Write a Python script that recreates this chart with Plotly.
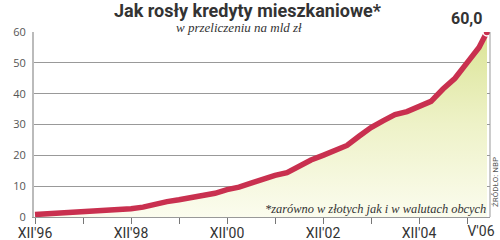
import plotly.graph_objects as go

# months since XII'96
months = [0, 3, 6, 9, 12, 15, 18, 21, 24, 27, 30, 33, 36, 39, 42, 45, 48, 51, 54, 57,
          60, 63, 66, 69, 72, 75, 78, 81, 84, 87, 90, 93, 96, 99, 102, 105, 108, 111, 113]
values = [0.8, 1.0, 1.2, 1.4, 1.6, 1.9, 2.1, 2.4, 2.7, 3.2, 4.3, 5.0, 5.6, 6.2, 6.9, 7.7,
          8.9, 9.7, 11.0, 12.3, 13.5, 14.4, 16.5, 18.5, 20.0, 21.5, 23.2, 26.2, 29.0, 31.2,
          33.2, 34.2, 35.7, 37.5, 41.5, 45.0, 50.0, 55.0, 60.0]
tick_months = [0, 24, 48, 72, 96]
tick_labels = ["XII'96", "XII'98", "XII'00", "XII'02", "XII'04"]
last_month = [113]
last_label = ["V'06"]
y_ticks = [0, 10, 20, 30, 40, 50, 60]

x_range = [-0.25, 113.75]

fig = go.Figure()
fig.add_trace(go.Scatter(
    x=months, y=values, mode="lines",
    line=dict(color="#c9304f", width=5.5),
    fill="tozeroy",
    fillgradient=dict(type="vertical",
                      colorscale=[[0, "#fbfcee"], [0.5, "#eef2c8"], [1, "#dbe496"]]),
    hoverinfo="skip", showlegend=False,
))
fig.add_trace(go.Scatter(
    x=[months[-1]], y=[values[-1]], mode="markers", xaxis="x2",
    marker=dict(color="#c9304f", size=8, line=dict(color="white", width=1.5)),
    showlegend=False, hoverinfo="skip",
))

tickfont = dict(family="Roboto", size=14, color="#333")
fig.update_layout(
    width=500, height=240,
    margin=dict(l=34, r=10, t=32, b=23),
    paper_bgcolor="white", plot_bgcolor="white",
    xaxis=dict(
        range=x_range, tickvals=tick_months, ticktext=tick_labels,
        ticks="", showgrid=False, zeroline=False, automargin=False,
        showline=True, linecolor="#999", linewidth=1,
        ticklabelstandoff=3, tickfont=tickfont,
        minor=dict(tickvals=[0, 12, 24, 36, 48, 60, 72, 84, 96, 108],
                   ticks="outside", ticklen=6, tickcolor="#777", tickwidth=1),
    ),
    xaxis2=dict(
        range=x_range, overlaying="x", anchor="y", side="bottom",
        tickvals=last_month, ticktext=last_label, ticks="",
        showgrid=False, zeroline=False, showline=False, automargin=False,
        ticklabelstandoff=4, ticklabelshift=-6, ticklabeloverflow="allow",
        tickfont=tickfont,
    ),
    yaxis=dict(
        range=[0, 60], tickvals=y_ticks, showgrid=True, gridcolor="#999", gridwidth=1,
        zeroline=False, showline=True, linecolor="#bbb", linewidth=2,
        ticks="", ticklabelstandoff=4, automargin=False,
        tickfont=dict(family="Open Sans", size=11, color="#555"),
    ),
    shapes=[dict(type="line", xref="paper", yref="paper", x0=1, x1=1, y0=0, y1=1,
                 line=dict(color="#999", width=1))],
)

pl, pr, pt, pb = 34, 490, 32, 217
def px(x):
    return (x - pl) / (pr - pl)
def py(y):
    return (pb - y) / (pb - pt)

anns = [
    dict(text="<b>Jak rosły kredyty mieszkaniowe*</b>", x=px(248), y=py(10),
         font=dict(family="Roboto", size=18, color="#333")),
    dict(text="<i>w przeliczeniu na mld zł</i>", x=px(239), y=py(27),
         font=dict(family="Liberation Serif", size=13, color="#333")),
    dict(text="<b>60,0</b>", x=px(484), y=py(18), xanchor="right",
         font=dict(family="Roboto", size=16, color="#333")),
    dict(text="<i>*zarówno w złotych jak i w walutach obcych</i>", x=px(488), y=py(209),
         xanchor="right", font=dict(family="Liberation Serif", size=12.4, color="#333")),
    dict(text="ŹRÓDŁO: NBP", x=px(495), y=py(182), textangle=-90,
         font=dict(family="Roboto", size=8, color="#555")),
]
for a in anns:
    a.setdefault("xanchor", "center")
    a.update(xref="paper", yref="paper", showarrow=False, yanchor="middle")
    fig.add_annotation(**a)

fig.write_html("out.html")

+++++

• The exercise:
Write the lines above out again exactly, without any of their pictures.

• Task response:
Write a Python script that recreates this chart with Plotly.
import plotly.graph_objects as go

# months since XII'96
months = [0, 3, 6, 9, 12, 15, 18, 21, 24, 27, 30, 33, 36, 39, 42, 45, 48, 51, 54, 57,
          60, 63, 66, 69, 72, 75, 78, 81, 84, 87, 90, 93, 96, 99, 102, 105, 108, 111, 113]
values = [0.8, 1.0, 1.2, 1.4, 1.6, 1.9, 2.1, 2.4, 2.7, 3.2, 4.3, 5.0, 5.6, 6.2, 6.9, 7.7,
          8.9, 9.7, 11.0, 12.3, 13.5, 14.4, 16.5, 18.5, 20.0, 21.5, 23.2, 26.2, 29.0, 31.2,
          33.2, 34.2, 35.7, 37.5, 41.5, 45.0, 50.0, 55.0, 60.0]
tick_months = [0, 24, 48, 72, 96]
tick_labels = ["XII'96", "XII'98", "XII'00", "XII'02", "XII'04"]
last_month = [113]
last_label = ["V'06"]
y_ticks = [0, 10, 20, 30, 40, 50, 60]

x_range = [-0.25, 113.75]

fig = go.Figure()
fig.add_trace(go.Scatter(
    x=months, y=values, mode="lines",
    line=dict(color="#c9304f", width=5.5),
    fill="tozeroy",
    fillgradient=dict(type="vertical",
                      colorscale=[[0, "#fbfcee"], [0.5, "#eef2c8"], [1, "#dbe496"]]),
    hoverinfo="skip", showlegend=False,
))
fig.add_trace(go.Scatter(
    x=[months[-1]], y=[values[-1]], mode="markers", xaxis="x2",
    marker=dict(color="#c9304f", size=8, line=dict(color="white", width=1.5)),
    showlegend=False, hoverinfo="skip",
))

tickfont = dict(family="Roboto", size=14, color="#333")
fig.update_layout(
    width=500, height=240,
    margin=dict(l=34, r=10, t=32, b=23),
    paper_bgcolor="white", plot_bgcolor="white",
    xaxis=dict(
        range=x_range, tickvals=tick_months, ticktext=tick_labels,
        ticks="", showgrid=False, zeroline=False, automargin=False,
        showline=True, linecolor="#999", linewidth=1,
        ticklabelstandoff=3, tickfont=tickfont,
        minor=dict(tickvals=[0, 12, 24, 36, 48, 60, 72, 84, 96, 108],
                   ticks="outside", ticklen=6, tickcolor="#777", tickwidth=1),
    ),
    xaxis2=dict(
        range=x_range, overlaying="x", anchor="y", side="bottom",
        tickvals=last_month, ticktext=last_label, ticks="",
        showgrid=False, zeroline=False, showline=False, automargin=False,
        ticklabelstandoff=4, ticklabelshift=-6, ticklabeloverflow="allow",
        tickfont=tickfont,
    ),
    yaxis=dict(
        range=[0, 60], tickvals=y_ticks, showgrid=True, gridcolor="#999", gridwidth=1,
        zeroline=False, showline=True, linecolor="#bbb", linewidth=2,
        ticks="", ticklabelstandoff=4, automargin=False,
        tickfont=dict(family="Open Sans", size=11, color="#555"),
    ),
    shapes=[dict(type="line", xref="paper", yref="paper", x0=1, x1=1, y0=0, y1=1,
                 line=dict(color="#999", width=1))],
)

pl, pr, pt, pb = 34, 490, 32, 217
def px(x):
    return (x - pl) / (pr - pl)
def py(y):
    return (pb - y) / (pb - pt)

anns = [
    dict(text="<b>Jak rosły kredyty mieszkaniowe*</b>", x=px(248), y=py(10),
         font=dict(family="Roboto", size=18, color="#333")),
    dict(text="<i>w przeliczeniu na mld zł</i>", x=px(239), y=py(27),
         font=dict(family="Liberation Serif", size=13, color="#333")),
    dict(text="<b>60,0</b>", x=px(484), y=py(18), xanchor="right",
         font=dict(family="Roboto", size=16, color="#333")),
    dict(text="<i>*zarówno w złotych jak i w walutach obcych</i>", x=px(488), y=py(209),
         xanchor="right", font=dict(family="Liberation Serif", size=12.4, color="#333")),
    dict(text="ŹRÓDŁO: NBP", x=px(495), y=py(182), textangle=-90,
         font=dict(family="Roboto", size=8, color="#555")),
]
for a in anns:
    a.setdefault("xanchor", "center")
    a.update(xref="paper", yref="paper", showarrow=False, yanchor="middle")
    fig.add_annotation(**a)

fig.write_html("out.html")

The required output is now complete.